Models, we know, aren’t "real." They are a version of what’s happening, and only a partial one at that. That is not to say we cannot improve our current data models or know something more about short- and even long-term forecasting. Nor is it to say that, for some problems, Big Data isn’t going to be extremely useful. "Smart cities" may help traffic systems—but they may not regenerate failing schools or excluded neighborhoods. If we think Big Data is the answer to solving our "wicked problems," we are on a path to nowhere good.

Commercial interests are reaping the benefits and driving the analysis of Big Data. But their models can’t be adapted to social policy without asking what they describe, why, how—and who is profiting. Deciding which models are useful needs to be a collective debate.


The irony is that, although digital data have radically transformed social life since the Enlightenment, some fundamental metaphysical elements have stayed much the same. We still fall in and out of love, we tire and need to sleep, we laugh, we cry, we live, and we die. Birth, death, aging, and mortality are each imbued with individual and collective meaning that draws on memory and culture, how art and beauty move us, how faith and religion shape our meaning.

Just as the Enlightenment project was met with resistance, Big Data will not enlighten any of us if it neglects the power of the immeasurable things that make us human. (It is telling that movie animators make objects "come alive"’ by giving them humanity and emotion.) Unless we draw on social theory and interpret big quantitative data qualitatively, then we are missing the point of what it is that makes Big Data fundamentally social.
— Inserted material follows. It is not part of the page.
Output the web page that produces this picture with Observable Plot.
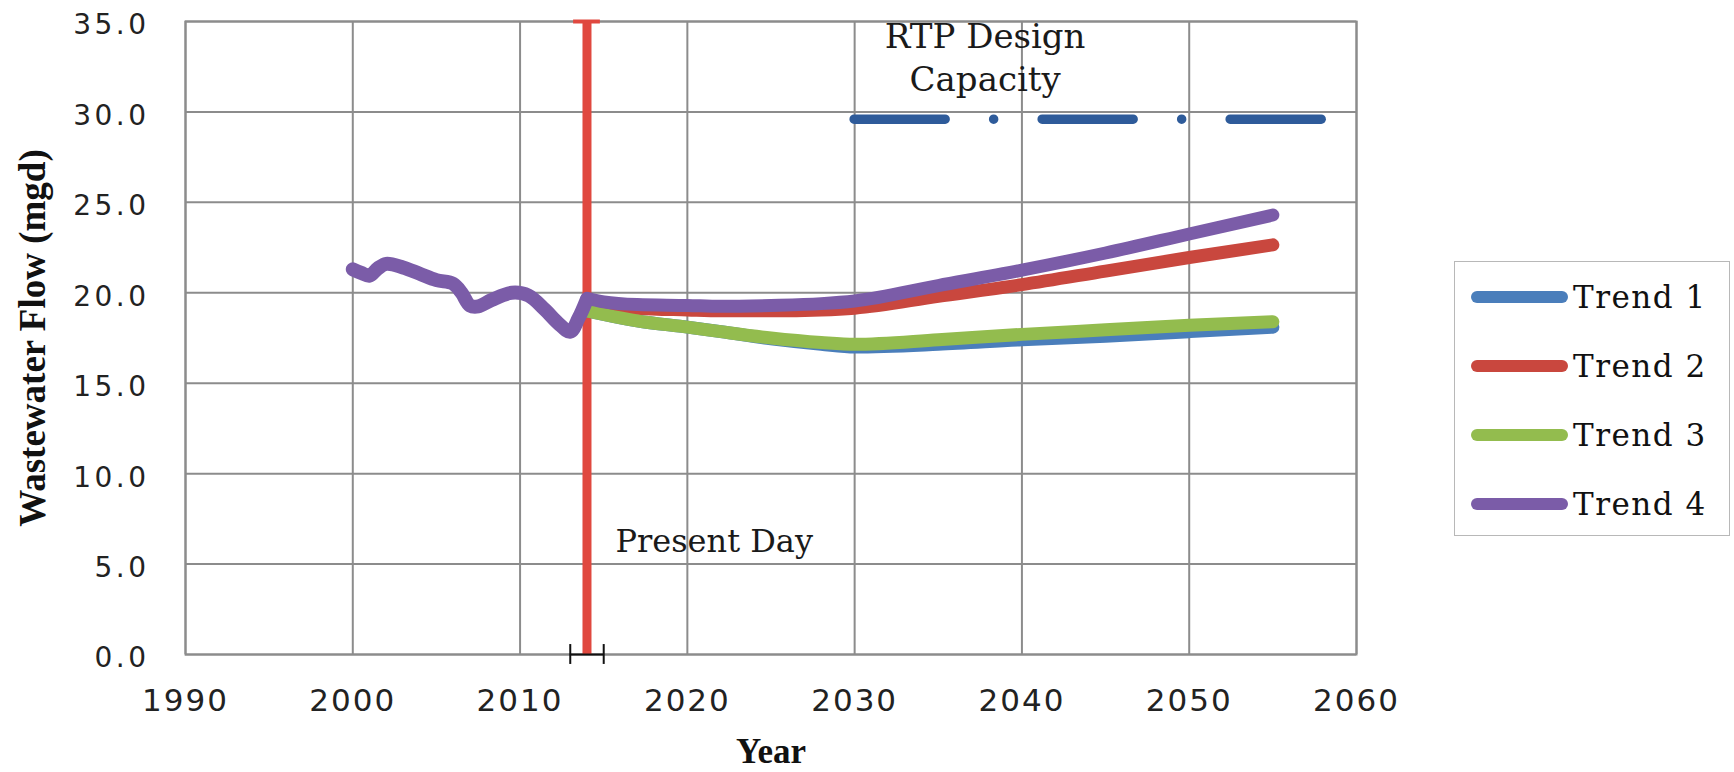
<!DOCTYPE html>
<html>
<head>
<meta charset="utf-8">
<script src="https://cdn.jsdelivr.net/npm/d3@7"></script>
<script src="https://cdn.jsdelivr.net/npm/@observablehq/plot@0.6"></script>
<style>
  body { margin: 0; background: #fff; }
  #wrap { position: relative; width: 1734px; height: 772px; overflow: hidden; }
  g[aria-label="y-axis tick label"] text { letter-spacing: 3.5px; }
  g[aria-label="x-axis tick label"] text { letter-spacing: 2px; }
  g[aria-label="ytitle"] text { letter-spacing: 0.5px; }
  g[aria-label="xtitle"] text { letter-spacing: 2px; }
  g[aria-label="annotation"] text { letter-spacing: 2.5px; }
  g[aria-label="present"] text { letter-spacing: 3.5px; }
  #legend { position: absolute; left: 1454px; top: 261px; width: 274px; height: 273px;
            border: 1.5px solid #b8b8b8; background: #fff; }
  #legend text { letter-spacing: 1.5px; }
</style>
</head>
<body>
<div id="wrap"></div>
<script>
// ---- Data ----
const histYears = [2000, 2000.5, 2001, 2001.5, 2002, 2003, 2004, 2005, 2006, 2006.5, 2007, 2007.5, 2008.3, 2009.5, 2010.5, 2011.5, 2012.3, 2013, 2013.5, 2014];
const histFlow  = [21.3, 21.1, 20.95, 21.35, 21.6, 21.4, 21.05, 20.7, 20.5, 20.0, 19.3, 19.25, 19.6, 20.0, 19.85, 19.05, 18.3, 17.85, 18.6, 19.65];

const trendYears = [2014, 2015, 2017, 2020, 2022, 2025, 2028, 2030, 2035, 2040, 2045, 2050, 2055];
const trend1 = [19.0, 18.8, 18.45, 18.1, 17.85, 17.45, 17.15, 17.0, 17.15, 17.4, 17.6, 17.85, 18.1];
const trend2 = [19.6, 19.35, 19.15, 19.05, 19.0, 19.0, 19.05, 19.15, 19.8, 20.45, 21.2, 21.95, 22.65];
const trend3 = [19.0, 18.8, 18.45, 18.1, 17.85, 17.5, 17.25, 17.15, 17.4, 17.7, 17.95, 18.2, 18.4];
const trend4 = [19.7, 19.5, 19.35, 19.3, 19.25, 19.3, 19.4, 19.55, 20.4, 21.25, 22.2, 23.25, 24.3];

const trendNames  = ["Trend 1", "Trend 2", "Trend 3", "Trend 4"];
const trendValues = [trend1, trend2, trend3, trend4];
const trendColors = ["#4A7EBB", "#C9473E", "#93BC4E", "#7B5CA8"];

const capacityValue = 29.6;
const capacityYears = [2030, 2060];
const presentDay = 2014;
const presentRange = [2013, 2015];
const yMax = 35;

const xTicks = [1990, 2000, 2010, 2020, 2030, 2040, 2050, 2060];
const yTicks = [0, 5, 10, 15, 20, 25, 30, 35];

const capacityLabel = "RTP Design\nCapacity";
const presentLabel = "Present Day";
const xTitle = "Year";
const yTitle = "Wastewater Flow (mgd)";

// ---- Build tables ----
const hist = histYears.map((x, i) => ({x, y: histFlow[i]}));
const trends = trendNames.flatMap((name, k) =>
  trendYears.map((x, i) => ({name, x, y: trendValues[k][i]})));

const sans = "DejaVu Sans";
const serif = "DejaVu Serif";
const gridColor = "#8c8c8c";

const chart = Plot.plot({
  width: 1734,
  height: 772,
  marginLeft: 185,
  marginRight: 378,
  marginTop: 21,
  marginBottom: 118,
  x: {domain: [1990, 2060]},
  y: {domain: [0, 35]},
  color: {domain: trendNames, range: trendColors},
  style: {background: "white", color: "#222", overflow: "visible"},
  marks: [
    Plot.gridX(xTicks, {stroke: gridColor, strokeOpacity: 1, strokeWidth: 2}),
    Plot.gridY(yTicks, {stroke: gridColor, strokeOpacity: 1, strokeWidth: 2}),
    Plot.frame({stroke: gridColor, strokeWidth: 2}),
    Plot.axisX(xTicks, {tickSize: 0, tickPadding: 34, fontSize: 31, fontFamily: sans, fill: "#222",
                        tickFormat: d => String(d), label: null}),
    Plot.axisY(yTicks, {tickSize: 0, tickPadding: 36, fontSize: 28, fontFamily: sans, fill: "#222",
                        tickFormat: d => d.toFixed(1), dy: 4, label: null}),
    // Present day vertical (red) error bar
    Plot.ruleX([presentDay], {y1: 0, y2: yMax, stroke: "#E0483F", strokeWidth: 9}),
    Plot.ruleY([yMax], {x1: presentDay - 0.8, x2: presentDay + 0.8, stroke: "#E0483F", strokeWidth: 4}),
    // Black horizontal error bar at zero
    Plot.ruleY([0], {x1: presentRange[0], x2: presentRange[1], stroke: "#111", strokeWidth: 2}),
    Plot.ruleX(presentRange, {y1: -0.55, y2: 0.55, stroke: "#111", strokeWidth: 2}),
    // Design capacity
    Plot.ruleY([capacityValue], {x1: capacityYears[0], x2: capacityYears[1], stroke: "#2E5B9A",
                strokeWidth: 9.5, strokeLinecap: "round", strokeDasharray: "91 48.5 0.01 48.5"}),
    // Trend projections
    Plot.line(trends, {x: "x", y: "y", z: "name", stroke: "name", strokeWidth: 13, curve: "monotone-x"}),
    // Historical flow
    Plot.line(hist, {x: "x", y: "y", stroke: trendColors[3], strokeWidth: 14, curve: "catmull-rom"}),
    // Annotations
    Plot.text([capacityLabel], {x: 2037.8, y: 33.1, text: d => d, lineHeight: 1.27, fontSize: 34,
               fontFamily: serif, fill: "#1a1a1a", ariaLabel: "annotation"}),
    Plot.text([presentLabel], {x: 2015.7, y: 6.25, text: d => d, textAnchor: "start", fontSize: 32,
               fontFamily: serif, fill: "#1a1a1a", ariaLabel: "present"}),
    // Axis titles
    Plot.text([xTitle], {frameAnchor: "bottom", dy: 97, text: d => d, textAnchor: "middle", lineAnchor: "middle",
               fontSize: 35, fontWeight: "bold", fontFamily: "Liberation Serif", fill: "#111", ariaLabel: "xtitle"}),
    Plot.text([yTitle], {frameAnchor: "left", dx: -152, rotate: -90, text: d => d, textAnchor: "middle",
               lineAnchor: "middle", fontSize: 37, fontWeight: "bold", fontFamily: "Liberation Serif",
               fill: "#111", ariaLabel: "ytitle"})
  ]
});

const wrap = document.getElementById("wrap");
wrap.appendChild(chart);

// ---- Legend ----
const legend = document.createElement("div");
legend.id = "legend";
wrap.appendChild(legend);
const lsvg = d3.select(legend).append("svg").attr("width", 274).attr("height", 273);
const rowY = [35, 104, 173, 242];
trendNames.forEach((name, i) => {
  lsvg.append("line")
    .attr("x1", 22).attr("x2", 107).attr("y1", rowY[i]).attr("y2", rowY[i])
    .attr("stroke", trendColors[i]).attr("stroke-width", 12).attr("stroke-linecap", "round");
  lsvg.append("text")
    .attr("x", 118).attr("y", rowY[i]).attr("dy", "0.36em")
    .attr("font-family", serif).attr("font-size", 31).attr("fill", "#111")
    .text(name);
});
</script>
</body>
</html>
Because of the legacy of the Enlightenment, and the sheer amount of arrogance and unquestioned credibility behind the claims of science and mathematics, it is very difficult—especially for nonscientists—to raise concerns about Big Data without coming across as "against" or "not willing to engage with it."

In the end, however, we need to retain our capacity to act intentionally, individually and collectively. Humans can choose to reflect on the metrics and classifications and algorithms we make. Yet increasingly we don’t. We collect data and follow each other like a trail of ants, building bigger infrastructures in the form of data-driven services, hardware and software services, automated data processes, all of which exhaust and alienate us.

Do we really want to live in a world ruled by metrics and indices and classifications determined by automated algorithms?

Like the man in Roald Dahl’s short story who eats so much royal jelly that he starts to resemble a great big bee, we too may risk engorging ourselves with so much data that we morph into a new kind of social animal whose behavior is simulated and modeled and reduced to mathematical rules. If we are excited about Big Data, surely it is—or should be—because we can use it to define what we want, rather than to passively accept what may be coming our way.